Une fois n'est pas coutume, voici le premier couplet d'une chanson très lyrique, qui permet de situer un peu le problème du "désenchantement du monde" que peut induire la science. C'est facile d'en retrouver l'auteur par Google, donc faites plutôt remuer vos méninges... Et vous êtes surtout invités à  réagir en commentaire !

Du temps que régnait le Grand Pan,
Les dieux protégaient les ivrognes
Des tas de génies titubants
Au nez rouge, à  la rouge trogne.
Dès qu'un homme vidait les cruchons,
Qu'un sac à  vin faisait carousse
Ils venaient en bande à  ses trousses
Compter les bouchons.
La plus humble piquette était alors bénie,
Distillée par Noé, Silène, et compagnie.
Le vin donnait un lustre au pire des minus,
Et le moindre pochard avait tout de Bacchus.

Mais en se touchant le crâne, en criant "J'ai trouvé !"
La bande au professeur Nimbus est arrivée
Qui s'est mise à  frapper les cieux d'alignement,
Chasser les Dieux du Firmament.

Aujourd'hui ça et là , les gens boivent encore,
Et le feu du nectar fait toujours luire les trognes.
Mais les dieux ne répondent plus pour les ivrognes.
Bacchus est alcoolique, et le grand Pan est mort.

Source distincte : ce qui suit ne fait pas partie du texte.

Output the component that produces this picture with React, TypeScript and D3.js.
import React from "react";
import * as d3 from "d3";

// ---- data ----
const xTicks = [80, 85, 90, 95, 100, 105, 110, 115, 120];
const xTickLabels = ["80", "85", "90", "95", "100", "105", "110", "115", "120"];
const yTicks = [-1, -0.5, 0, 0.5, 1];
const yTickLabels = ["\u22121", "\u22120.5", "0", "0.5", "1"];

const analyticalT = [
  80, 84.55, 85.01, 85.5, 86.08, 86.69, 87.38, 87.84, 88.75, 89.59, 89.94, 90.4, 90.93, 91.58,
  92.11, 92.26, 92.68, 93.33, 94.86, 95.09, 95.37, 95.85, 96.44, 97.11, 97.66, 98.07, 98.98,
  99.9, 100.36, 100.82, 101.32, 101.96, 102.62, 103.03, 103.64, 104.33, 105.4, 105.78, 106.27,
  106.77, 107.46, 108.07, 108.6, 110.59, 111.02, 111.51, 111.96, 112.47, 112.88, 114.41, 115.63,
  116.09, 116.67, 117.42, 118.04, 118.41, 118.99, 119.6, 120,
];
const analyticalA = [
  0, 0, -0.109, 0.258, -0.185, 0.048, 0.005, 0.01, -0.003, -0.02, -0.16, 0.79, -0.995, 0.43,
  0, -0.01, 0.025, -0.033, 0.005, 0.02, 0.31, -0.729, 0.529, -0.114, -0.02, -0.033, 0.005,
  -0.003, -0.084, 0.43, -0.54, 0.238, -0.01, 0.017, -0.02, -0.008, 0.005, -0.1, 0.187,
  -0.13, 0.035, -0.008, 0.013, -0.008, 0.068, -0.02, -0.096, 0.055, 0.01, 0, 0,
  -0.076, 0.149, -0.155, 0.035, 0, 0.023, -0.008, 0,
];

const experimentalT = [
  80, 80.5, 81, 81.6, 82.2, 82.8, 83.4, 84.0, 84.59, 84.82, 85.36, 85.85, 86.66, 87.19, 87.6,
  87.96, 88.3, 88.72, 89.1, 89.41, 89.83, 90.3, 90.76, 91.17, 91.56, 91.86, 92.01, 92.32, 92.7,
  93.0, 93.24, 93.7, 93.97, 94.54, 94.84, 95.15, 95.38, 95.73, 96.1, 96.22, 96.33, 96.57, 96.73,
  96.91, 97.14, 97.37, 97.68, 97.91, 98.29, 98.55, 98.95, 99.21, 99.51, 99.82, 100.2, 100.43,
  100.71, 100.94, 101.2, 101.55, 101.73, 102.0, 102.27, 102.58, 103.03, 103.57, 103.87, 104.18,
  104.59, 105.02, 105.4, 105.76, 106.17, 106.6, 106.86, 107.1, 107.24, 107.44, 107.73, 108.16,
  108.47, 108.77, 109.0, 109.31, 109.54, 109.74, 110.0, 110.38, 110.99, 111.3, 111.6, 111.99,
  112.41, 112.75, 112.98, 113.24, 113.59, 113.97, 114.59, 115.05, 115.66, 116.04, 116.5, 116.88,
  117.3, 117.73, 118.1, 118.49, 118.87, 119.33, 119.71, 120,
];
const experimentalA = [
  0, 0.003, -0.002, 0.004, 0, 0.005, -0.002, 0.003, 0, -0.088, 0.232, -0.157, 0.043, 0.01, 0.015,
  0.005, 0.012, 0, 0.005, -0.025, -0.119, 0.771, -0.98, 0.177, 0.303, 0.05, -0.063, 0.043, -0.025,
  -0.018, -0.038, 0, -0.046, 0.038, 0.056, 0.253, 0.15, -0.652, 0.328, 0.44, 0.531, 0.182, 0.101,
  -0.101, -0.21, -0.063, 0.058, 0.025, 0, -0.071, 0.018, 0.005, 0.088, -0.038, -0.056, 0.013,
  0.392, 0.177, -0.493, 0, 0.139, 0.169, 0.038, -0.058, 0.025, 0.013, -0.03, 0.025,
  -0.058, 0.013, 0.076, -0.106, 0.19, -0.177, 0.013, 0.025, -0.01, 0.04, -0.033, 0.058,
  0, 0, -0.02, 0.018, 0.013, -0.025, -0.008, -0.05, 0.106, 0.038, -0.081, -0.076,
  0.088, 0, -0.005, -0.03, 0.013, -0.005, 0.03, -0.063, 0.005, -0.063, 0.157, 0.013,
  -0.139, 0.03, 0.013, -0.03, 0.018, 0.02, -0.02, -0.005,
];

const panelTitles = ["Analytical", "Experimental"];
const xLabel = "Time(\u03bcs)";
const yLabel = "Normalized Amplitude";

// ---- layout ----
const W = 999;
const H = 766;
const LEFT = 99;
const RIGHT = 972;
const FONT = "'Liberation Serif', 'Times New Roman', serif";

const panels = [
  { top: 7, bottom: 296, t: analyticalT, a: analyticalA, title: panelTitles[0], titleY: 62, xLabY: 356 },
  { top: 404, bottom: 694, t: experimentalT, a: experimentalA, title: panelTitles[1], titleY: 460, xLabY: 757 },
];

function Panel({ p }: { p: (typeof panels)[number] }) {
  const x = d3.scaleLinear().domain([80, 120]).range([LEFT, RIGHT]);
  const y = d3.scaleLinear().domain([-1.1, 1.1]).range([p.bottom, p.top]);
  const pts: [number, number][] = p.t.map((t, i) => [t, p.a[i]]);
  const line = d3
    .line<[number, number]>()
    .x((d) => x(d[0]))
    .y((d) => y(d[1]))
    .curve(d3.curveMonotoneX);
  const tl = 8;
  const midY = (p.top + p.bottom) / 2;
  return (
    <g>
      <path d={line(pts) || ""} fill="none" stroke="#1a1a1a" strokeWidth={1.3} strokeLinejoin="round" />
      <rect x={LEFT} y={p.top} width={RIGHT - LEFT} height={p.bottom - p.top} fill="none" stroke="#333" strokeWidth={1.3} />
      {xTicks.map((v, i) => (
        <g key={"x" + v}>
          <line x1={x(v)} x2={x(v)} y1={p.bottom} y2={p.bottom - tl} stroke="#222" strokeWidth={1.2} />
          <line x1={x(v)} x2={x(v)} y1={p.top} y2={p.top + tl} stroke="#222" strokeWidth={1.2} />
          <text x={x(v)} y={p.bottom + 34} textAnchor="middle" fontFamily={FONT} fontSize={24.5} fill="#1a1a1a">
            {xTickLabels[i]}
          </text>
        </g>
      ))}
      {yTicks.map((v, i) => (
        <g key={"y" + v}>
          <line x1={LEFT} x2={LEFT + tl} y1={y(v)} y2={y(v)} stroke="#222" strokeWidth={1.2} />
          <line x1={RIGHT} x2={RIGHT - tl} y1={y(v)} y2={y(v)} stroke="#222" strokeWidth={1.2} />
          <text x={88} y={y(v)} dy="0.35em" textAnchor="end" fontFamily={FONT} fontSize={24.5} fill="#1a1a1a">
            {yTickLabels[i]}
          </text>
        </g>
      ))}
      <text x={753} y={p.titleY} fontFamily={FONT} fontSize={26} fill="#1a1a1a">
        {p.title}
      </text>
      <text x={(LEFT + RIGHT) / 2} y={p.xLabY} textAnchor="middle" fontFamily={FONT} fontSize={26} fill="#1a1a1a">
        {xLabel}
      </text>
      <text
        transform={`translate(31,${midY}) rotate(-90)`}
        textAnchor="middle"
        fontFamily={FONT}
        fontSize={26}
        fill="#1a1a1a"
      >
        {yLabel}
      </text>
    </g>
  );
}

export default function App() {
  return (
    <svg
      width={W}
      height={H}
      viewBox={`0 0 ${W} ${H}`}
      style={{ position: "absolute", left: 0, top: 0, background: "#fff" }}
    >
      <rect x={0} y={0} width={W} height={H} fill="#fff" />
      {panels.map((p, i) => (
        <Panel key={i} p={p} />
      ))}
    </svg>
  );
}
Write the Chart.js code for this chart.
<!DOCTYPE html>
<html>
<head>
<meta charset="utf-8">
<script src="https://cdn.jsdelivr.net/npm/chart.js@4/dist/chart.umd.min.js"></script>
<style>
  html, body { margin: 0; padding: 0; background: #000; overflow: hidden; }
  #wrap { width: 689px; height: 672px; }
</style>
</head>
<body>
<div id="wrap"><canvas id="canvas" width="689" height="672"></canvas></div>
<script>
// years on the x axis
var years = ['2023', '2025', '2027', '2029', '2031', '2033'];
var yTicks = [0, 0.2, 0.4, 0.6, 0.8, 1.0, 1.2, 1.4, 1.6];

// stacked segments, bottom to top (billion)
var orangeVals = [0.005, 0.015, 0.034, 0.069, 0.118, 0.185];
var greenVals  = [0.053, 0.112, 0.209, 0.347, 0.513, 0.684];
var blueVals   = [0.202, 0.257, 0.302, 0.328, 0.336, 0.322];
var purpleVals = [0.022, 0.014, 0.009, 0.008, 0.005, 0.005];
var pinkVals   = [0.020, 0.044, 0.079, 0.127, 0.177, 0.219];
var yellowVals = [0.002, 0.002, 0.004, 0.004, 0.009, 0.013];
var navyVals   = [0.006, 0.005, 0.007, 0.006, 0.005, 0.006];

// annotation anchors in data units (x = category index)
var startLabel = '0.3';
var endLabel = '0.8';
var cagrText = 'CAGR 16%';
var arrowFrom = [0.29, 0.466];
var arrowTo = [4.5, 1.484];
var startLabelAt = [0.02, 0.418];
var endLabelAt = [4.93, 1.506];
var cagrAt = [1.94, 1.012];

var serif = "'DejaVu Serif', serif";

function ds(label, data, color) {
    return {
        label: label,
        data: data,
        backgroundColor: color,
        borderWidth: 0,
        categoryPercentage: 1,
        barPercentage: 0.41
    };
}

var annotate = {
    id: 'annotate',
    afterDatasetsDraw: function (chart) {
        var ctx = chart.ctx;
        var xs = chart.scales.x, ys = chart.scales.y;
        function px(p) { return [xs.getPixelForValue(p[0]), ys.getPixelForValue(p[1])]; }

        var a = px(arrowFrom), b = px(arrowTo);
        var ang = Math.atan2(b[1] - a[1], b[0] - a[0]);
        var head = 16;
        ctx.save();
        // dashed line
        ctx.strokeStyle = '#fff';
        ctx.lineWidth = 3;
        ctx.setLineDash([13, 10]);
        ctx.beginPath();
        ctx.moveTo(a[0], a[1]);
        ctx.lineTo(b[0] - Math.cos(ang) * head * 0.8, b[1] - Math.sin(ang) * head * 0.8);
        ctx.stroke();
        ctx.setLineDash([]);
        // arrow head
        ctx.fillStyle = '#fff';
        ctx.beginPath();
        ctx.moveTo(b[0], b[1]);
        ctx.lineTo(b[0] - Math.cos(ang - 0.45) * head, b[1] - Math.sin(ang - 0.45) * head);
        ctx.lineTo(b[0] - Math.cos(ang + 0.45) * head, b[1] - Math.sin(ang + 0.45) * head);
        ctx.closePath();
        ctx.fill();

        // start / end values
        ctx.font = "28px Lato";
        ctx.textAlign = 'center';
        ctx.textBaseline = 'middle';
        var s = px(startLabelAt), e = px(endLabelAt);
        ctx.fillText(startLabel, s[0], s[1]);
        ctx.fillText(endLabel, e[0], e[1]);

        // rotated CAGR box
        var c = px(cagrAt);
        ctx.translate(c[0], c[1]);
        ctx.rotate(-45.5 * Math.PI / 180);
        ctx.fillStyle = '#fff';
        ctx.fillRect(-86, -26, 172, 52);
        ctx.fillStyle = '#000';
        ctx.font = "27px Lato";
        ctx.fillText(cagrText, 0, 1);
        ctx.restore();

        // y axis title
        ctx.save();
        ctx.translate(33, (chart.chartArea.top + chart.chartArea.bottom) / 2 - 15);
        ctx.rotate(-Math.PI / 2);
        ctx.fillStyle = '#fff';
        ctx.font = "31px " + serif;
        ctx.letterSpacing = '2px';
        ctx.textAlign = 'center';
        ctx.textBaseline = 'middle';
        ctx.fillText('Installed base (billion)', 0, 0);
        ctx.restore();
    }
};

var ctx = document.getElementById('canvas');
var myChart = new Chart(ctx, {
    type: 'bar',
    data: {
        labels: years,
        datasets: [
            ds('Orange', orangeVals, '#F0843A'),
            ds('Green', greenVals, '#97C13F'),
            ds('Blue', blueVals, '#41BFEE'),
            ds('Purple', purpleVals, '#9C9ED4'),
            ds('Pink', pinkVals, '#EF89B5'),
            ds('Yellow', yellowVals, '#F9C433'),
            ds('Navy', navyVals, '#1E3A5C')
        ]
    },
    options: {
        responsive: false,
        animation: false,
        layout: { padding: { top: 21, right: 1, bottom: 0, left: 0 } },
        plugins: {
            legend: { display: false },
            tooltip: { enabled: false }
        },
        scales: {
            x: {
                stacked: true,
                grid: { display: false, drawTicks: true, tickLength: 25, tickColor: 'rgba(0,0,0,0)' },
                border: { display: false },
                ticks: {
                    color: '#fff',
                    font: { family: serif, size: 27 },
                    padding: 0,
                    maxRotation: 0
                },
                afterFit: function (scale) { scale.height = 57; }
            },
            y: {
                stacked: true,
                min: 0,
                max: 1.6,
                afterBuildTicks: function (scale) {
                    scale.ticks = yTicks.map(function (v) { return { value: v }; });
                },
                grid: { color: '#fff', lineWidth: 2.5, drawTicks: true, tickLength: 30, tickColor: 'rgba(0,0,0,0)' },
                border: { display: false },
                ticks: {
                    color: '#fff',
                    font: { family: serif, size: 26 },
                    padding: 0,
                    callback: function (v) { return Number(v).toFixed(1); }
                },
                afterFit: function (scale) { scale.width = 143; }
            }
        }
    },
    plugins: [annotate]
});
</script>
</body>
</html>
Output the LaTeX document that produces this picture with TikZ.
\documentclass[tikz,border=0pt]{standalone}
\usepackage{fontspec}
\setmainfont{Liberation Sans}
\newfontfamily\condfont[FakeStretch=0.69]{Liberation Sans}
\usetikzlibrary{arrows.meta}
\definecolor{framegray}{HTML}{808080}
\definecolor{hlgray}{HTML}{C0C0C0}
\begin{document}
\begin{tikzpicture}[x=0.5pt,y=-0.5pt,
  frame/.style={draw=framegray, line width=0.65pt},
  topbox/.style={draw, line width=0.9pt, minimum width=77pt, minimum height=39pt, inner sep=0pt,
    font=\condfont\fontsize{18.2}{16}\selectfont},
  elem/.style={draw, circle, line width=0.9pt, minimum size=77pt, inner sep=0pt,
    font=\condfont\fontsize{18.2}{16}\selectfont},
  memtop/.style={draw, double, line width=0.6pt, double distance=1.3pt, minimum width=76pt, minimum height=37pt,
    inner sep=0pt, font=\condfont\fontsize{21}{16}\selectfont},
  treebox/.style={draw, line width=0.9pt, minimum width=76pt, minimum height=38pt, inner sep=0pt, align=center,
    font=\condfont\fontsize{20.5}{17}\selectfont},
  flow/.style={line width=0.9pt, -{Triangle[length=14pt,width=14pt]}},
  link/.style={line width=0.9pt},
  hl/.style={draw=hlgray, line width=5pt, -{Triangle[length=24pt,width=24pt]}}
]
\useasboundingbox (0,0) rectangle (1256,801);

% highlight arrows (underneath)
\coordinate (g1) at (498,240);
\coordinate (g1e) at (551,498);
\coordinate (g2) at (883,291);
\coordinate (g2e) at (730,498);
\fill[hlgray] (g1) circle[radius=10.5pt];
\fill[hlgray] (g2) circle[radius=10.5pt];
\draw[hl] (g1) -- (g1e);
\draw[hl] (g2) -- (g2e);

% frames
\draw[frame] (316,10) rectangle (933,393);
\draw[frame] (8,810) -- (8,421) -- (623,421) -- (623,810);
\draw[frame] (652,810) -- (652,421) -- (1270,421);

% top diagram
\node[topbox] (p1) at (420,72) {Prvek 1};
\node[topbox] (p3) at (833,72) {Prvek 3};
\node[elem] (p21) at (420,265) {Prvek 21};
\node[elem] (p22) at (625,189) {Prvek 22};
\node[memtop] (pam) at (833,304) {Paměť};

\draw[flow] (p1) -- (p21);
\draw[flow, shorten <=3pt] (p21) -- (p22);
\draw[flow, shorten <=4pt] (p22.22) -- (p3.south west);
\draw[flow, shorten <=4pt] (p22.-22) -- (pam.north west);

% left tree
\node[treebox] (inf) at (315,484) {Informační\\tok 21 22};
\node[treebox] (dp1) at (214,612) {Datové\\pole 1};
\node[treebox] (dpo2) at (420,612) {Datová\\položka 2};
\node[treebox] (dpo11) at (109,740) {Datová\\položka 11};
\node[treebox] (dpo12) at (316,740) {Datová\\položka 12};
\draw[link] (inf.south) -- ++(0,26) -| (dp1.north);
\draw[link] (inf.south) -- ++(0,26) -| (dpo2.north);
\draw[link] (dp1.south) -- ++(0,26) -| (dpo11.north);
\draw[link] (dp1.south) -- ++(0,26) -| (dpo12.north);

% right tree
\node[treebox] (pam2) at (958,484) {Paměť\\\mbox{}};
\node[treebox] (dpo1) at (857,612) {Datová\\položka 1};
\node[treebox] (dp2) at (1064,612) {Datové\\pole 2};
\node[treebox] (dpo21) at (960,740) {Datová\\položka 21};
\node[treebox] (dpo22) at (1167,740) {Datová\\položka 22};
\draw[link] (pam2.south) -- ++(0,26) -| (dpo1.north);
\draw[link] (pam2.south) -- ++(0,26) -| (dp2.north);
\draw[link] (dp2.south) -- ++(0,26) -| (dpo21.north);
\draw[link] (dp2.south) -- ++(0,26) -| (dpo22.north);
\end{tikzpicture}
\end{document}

[Mà J 08 février, 6h50] : Il s'agit bien de Georges Brassens, dans "Le Grand Pan". Il est intéressant de comparer cette vision "traditionnelle" du désenchantement du monde avec ce que lui répond la sociologie des sciences, et Bruno Latour en particulier (dans Nous n'avons jamais été modernes, La Découverte, 1991, p. 156) :

Comment serions-nous capables de désenchanter le monde, lorsque nos laboratoires et nos usines le peuplent tous les jours de centaines d'hybrides plus bizarres que ceux d'hier ? La pompe à  air de Boyle est-elle moins étrange que la maison des esprits Arapesh ? Construit-elle moins l'Angleterre du XVIIe siècle ? Comment serions-nous victimes du réductionnisme alors chaque savant multiplie par centaines les entités nouvelles afin d'en réduire quelques-unes ? Comment serions-nous rationalisés, alors que nous ne voyons toujours pas beaucoup plus loin que le bout de notre nez ? Comment serions-nous matérialistes alors que chaque matière que nous inventons possède des propriétés nouvelles qu'aucune matière ne permet d'unifier ? ( ) Comment pourrions-nous être glacés par le souffle froid des sciences, alors qu'elles sont chaudes et fragiles, humaines et controversées, remplies de roseaux pensants et de sujets eux-mêmes peuplés de choses ?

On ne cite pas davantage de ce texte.